UC San Diego

This dissertation reports an internal signal amplification mechanism for light detection, cycling excitation process (CEP). This mechanism relies on the localized bandtail states which involve Auger excitation process and k-selection rule relaxation. There were many previous works showing attractive characteristics of CEP devices, including high detection efficiency, low noise, high speed, low operation voltage, etc. This work mainly demonstrates the experimental characterization and physical models for the amorphous silicon (a-Si) CEP detectors. CEP mechanism has the fundamental difference from impact ionization in all APDs. One of the significant differences is its intrinsically athermalized performance. The temperature sensitivity of the standard a-Si CEP detectors from 200 K to 350 K is found to be nearly temperature independent. This athermalized multiplication characteristic in a-Si CEP detectors offers significant advantages over the impact ionization process in conventional APDs. Temperature sensitivity is a key consideration for detector arrays with readout circuits in LiDAR and imaging applications.
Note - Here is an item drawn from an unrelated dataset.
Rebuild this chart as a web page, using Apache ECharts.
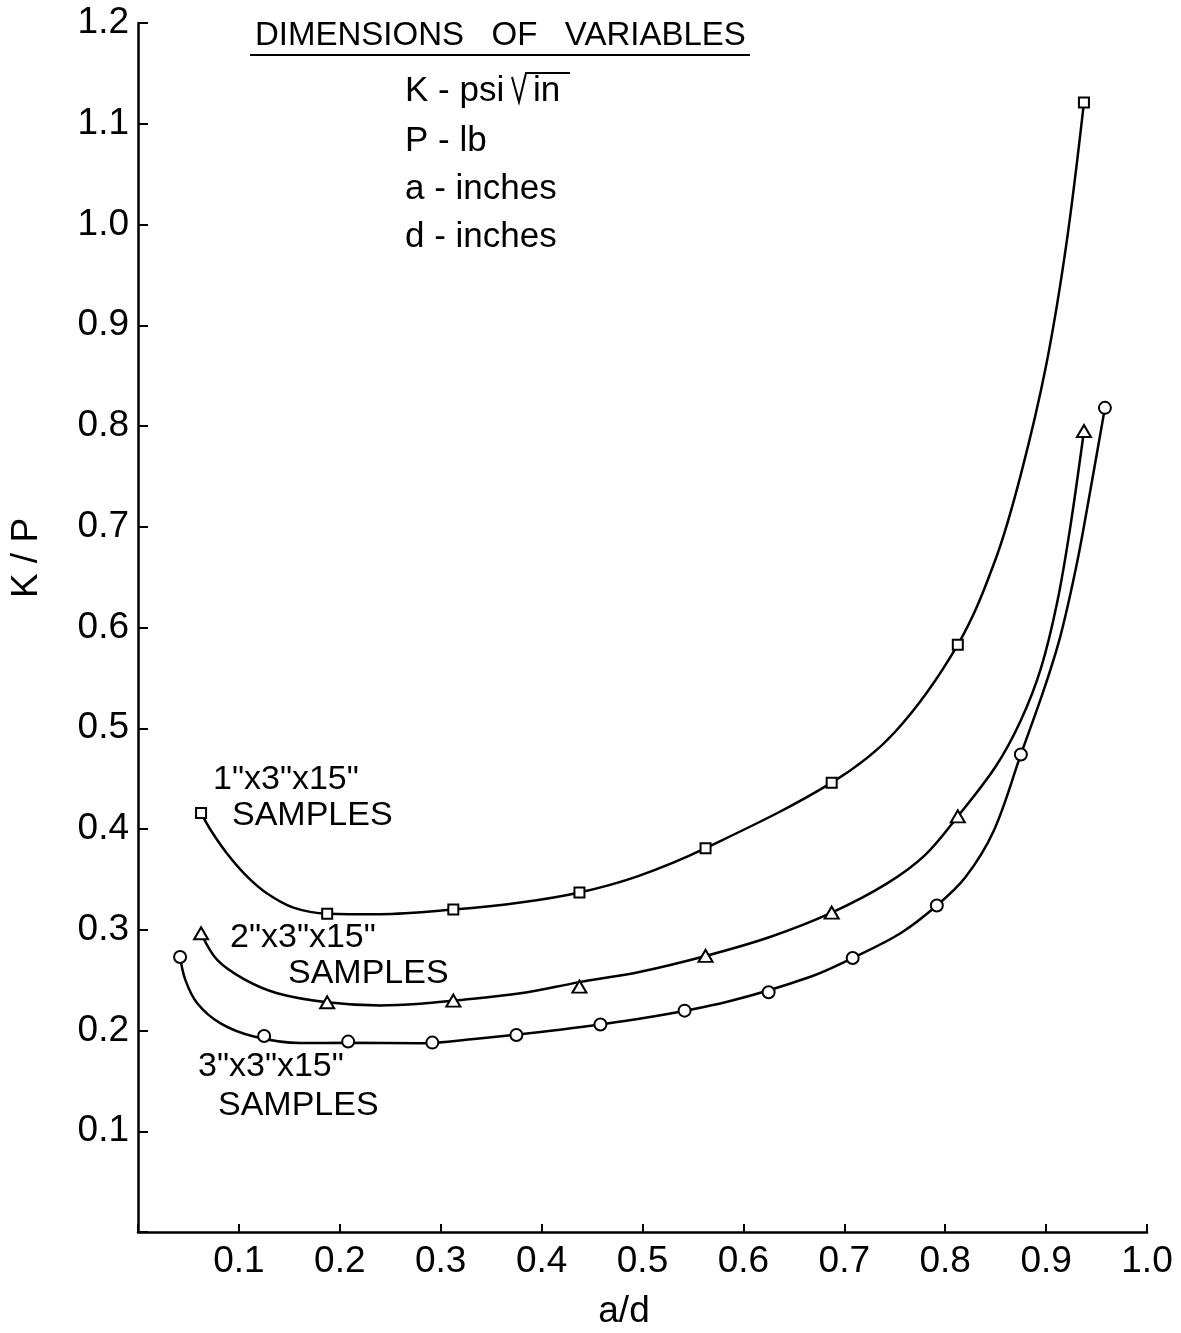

The athermalized property can tolerate large temperature variations to achieve stable gain and photon detection efficiency, as well as low pixilation noise with the relaxation of precise temperature control. The detection range of CEP devices can be designed for certain wavelengths by assembling a proper absorption medium. An innovative design of an uncooled high-performance, longwave-infrared quantum detector made of an a-Ge layer and an a-Si layer is demonstrated. The photoexcitation mainly occurs in a-Ge and then the carriers can transport to the a-Si layer for multiplication. This detector has the highest detectivity among the reported room-temperature LWIR quantum detectors and the NEP value sets the world record. This LWIR quantum detector has great potential to meet the performance and cost requirements for many applications: night vision, robotic and machine vision, medical imaging, remote sensing, etc. Finally, the first stage of the CMOS compatible process development for several CEP detector structures is accomplished. The characterization of a-Si deposition by CMOS foundry works in parallel with the design of the hybrid process: incorporating CMOS process and laboratory process. The hybrid process flow for both parts has been demonstrated with the sample layout set for singular device designs and pixel arrays.